- _Given exercise_:
Every line of the data that contains the string "standalone" must be copied.

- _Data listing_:
- - - - - - -

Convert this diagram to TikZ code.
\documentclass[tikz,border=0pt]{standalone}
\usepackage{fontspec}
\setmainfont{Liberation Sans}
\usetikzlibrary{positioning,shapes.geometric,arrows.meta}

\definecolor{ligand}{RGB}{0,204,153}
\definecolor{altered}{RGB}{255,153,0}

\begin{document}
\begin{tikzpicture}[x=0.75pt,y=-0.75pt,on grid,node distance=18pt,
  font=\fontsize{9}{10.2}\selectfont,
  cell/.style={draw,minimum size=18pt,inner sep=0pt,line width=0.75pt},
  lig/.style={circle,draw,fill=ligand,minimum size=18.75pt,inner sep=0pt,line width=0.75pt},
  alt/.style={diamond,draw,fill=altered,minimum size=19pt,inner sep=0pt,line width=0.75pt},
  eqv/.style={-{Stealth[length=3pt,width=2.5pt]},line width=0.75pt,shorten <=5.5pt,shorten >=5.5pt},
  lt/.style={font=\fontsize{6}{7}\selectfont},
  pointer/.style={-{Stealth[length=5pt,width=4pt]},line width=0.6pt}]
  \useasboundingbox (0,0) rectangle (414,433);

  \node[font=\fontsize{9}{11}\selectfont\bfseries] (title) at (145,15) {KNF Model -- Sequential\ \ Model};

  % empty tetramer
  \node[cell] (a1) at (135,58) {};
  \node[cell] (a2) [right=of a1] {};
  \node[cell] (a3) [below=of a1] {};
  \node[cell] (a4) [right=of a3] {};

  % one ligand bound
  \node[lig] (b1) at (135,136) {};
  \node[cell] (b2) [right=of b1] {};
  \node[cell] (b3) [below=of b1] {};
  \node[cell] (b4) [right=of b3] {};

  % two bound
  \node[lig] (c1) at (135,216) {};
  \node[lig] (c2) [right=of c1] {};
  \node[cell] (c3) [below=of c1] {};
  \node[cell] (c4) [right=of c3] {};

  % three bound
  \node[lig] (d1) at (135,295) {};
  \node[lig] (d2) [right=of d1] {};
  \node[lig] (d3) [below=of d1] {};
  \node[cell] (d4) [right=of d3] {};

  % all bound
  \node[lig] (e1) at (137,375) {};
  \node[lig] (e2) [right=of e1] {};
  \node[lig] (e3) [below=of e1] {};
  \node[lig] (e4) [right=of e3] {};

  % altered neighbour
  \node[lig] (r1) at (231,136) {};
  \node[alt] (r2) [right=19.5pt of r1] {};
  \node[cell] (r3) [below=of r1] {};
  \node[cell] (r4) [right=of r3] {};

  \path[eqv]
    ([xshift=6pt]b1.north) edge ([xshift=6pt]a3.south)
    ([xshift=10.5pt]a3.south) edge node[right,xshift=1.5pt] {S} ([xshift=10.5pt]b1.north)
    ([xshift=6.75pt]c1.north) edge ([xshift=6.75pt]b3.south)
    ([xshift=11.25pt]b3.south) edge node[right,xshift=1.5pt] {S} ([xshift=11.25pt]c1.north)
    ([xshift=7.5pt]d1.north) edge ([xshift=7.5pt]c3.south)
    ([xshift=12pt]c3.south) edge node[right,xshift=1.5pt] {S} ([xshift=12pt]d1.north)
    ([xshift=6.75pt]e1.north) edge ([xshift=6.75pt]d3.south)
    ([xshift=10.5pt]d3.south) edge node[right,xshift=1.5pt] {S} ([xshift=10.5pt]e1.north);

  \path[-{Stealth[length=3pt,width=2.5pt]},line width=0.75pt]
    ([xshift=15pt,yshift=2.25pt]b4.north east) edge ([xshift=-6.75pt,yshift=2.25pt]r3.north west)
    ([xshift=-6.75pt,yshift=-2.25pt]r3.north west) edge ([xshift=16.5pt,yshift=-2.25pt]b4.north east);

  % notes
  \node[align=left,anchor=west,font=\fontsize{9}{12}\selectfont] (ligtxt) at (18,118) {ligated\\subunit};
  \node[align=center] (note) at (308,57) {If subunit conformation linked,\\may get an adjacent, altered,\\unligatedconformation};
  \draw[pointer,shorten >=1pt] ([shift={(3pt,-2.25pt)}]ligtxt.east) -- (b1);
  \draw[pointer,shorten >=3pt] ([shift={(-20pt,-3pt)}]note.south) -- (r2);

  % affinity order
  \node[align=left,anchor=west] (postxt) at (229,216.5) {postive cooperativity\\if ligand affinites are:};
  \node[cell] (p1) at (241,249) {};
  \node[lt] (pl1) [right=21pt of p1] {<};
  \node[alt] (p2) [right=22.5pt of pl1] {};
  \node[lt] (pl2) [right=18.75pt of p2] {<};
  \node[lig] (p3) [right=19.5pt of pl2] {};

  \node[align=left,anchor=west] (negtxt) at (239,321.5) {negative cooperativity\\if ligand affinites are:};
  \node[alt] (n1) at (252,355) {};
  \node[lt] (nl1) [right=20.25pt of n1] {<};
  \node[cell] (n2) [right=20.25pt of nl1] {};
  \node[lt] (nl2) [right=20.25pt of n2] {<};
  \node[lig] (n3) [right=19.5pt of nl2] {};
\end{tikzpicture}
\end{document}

- - - - - - -

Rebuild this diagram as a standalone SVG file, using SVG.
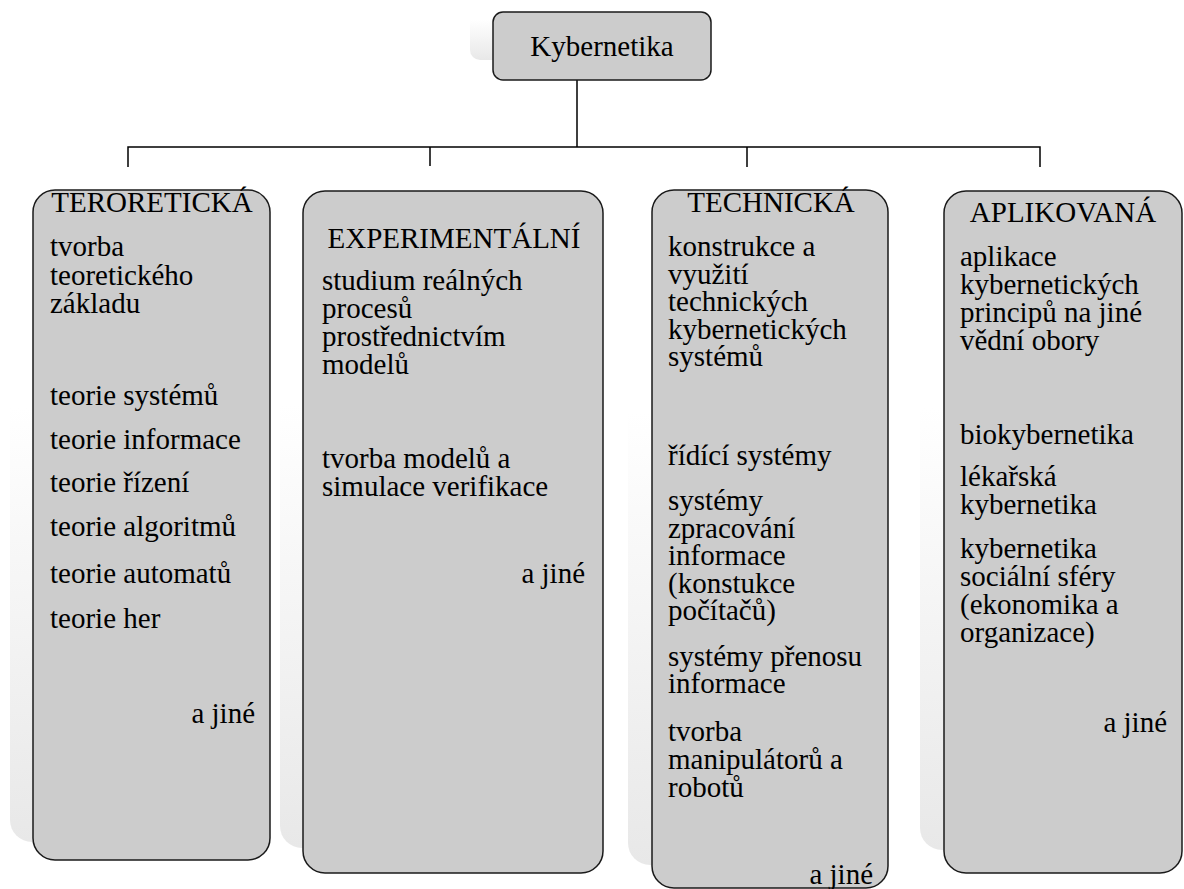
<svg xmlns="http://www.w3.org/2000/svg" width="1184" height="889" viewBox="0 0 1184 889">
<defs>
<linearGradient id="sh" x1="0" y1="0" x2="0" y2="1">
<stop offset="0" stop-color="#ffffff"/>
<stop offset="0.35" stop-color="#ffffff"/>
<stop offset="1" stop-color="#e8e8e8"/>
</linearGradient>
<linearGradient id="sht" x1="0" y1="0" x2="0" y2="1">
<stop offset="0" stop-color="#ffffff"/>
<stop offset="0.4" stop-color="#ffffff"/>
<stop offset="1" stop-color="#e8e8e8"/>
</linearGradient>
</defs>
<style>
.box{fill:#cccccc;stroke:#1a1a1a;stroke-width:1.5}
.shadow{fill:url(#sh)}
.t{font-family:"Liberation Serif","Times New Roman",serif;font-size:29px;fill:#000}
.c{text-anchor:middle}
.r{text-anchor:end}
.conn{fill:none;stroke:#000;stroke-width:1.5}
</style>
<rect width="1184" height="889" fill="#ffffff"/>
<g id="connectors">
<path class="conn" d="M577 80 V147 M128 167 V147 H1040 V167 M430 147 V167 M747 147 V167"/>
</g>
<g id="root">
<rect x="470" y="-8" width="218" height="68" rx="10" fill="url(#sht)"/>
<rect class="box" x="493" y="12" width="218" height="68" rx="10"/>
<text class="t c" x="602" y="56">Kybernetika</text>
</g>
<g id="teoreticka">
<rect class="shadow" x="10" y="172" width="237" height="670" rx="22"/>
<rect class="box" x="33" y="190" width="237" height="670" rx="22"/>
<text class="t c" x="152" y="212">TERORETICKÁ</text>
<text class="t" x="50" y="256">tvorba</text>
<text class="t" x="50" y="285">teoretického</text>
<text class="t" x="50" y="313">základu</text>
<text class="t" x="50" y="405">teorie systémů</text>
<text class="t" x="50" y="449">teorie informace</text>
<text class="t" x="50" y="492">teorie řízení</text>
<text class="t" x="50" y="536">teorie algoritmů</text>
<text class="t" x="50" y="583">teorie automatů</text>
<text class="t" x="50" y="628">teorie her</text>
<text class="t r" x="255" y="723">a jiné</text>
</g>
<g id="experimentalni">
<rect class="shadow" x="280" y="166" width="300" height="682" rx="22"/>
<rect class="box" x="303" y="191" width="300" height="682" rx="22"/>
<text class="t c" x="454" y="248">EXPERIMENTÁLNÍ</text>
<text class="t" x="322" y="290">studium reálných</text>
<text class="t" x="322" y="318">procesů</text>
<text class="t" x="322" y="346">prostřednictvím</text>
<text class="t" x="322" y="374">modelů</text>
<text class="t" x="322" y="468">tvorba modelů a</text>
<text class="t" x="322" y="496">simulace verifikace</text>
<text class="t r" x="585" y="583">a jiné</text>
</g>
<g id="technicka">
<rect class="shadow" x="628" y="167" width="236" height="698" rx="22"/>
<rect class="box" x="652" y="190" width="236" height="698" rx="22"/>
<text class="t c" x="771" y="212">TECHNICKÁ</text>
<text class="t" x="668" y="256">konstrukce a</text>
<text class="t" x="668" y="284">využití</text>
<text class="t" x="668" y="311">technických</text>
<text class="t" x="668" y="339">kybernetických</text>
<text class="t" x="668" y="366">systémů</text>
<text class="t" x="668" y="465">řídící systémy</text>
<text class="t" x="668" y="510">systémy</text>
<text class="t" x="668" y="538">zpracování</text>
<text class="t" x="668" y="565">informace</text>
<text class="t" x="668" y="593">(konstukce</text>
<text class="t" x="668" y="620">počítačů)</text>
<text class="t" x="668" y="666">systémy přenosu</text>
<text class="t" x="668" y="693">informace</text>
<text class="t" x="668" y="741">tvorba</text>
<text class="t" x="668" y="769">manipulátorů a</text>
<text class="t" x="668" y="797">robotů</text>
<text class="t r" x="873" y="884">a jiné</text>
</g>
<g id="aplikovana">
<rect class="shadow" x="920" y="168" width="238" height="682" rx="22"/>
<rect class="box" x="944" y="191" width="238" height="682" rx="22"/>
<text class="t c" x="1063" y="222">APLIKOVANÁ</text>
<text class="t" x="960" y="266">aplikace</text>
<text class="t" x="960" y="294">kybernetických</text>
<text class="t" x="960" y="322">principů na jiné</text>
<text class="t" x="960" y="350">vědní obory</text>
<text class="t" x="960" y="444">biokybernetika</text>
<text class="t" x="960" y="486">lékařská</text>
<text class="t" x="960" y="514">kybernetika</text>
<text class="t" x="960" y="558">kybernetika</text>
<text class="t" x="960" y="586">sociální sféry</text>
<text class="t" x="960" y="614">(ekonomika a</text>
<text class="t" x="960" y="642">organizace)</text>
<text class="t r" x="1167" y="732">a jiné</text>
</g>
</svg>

- - - - - - -

- _Exercise solution_:
\documentclass[tikz,border=0pt]{standalone}
Rebuild this diagram as a standalone SVG file, using SVG.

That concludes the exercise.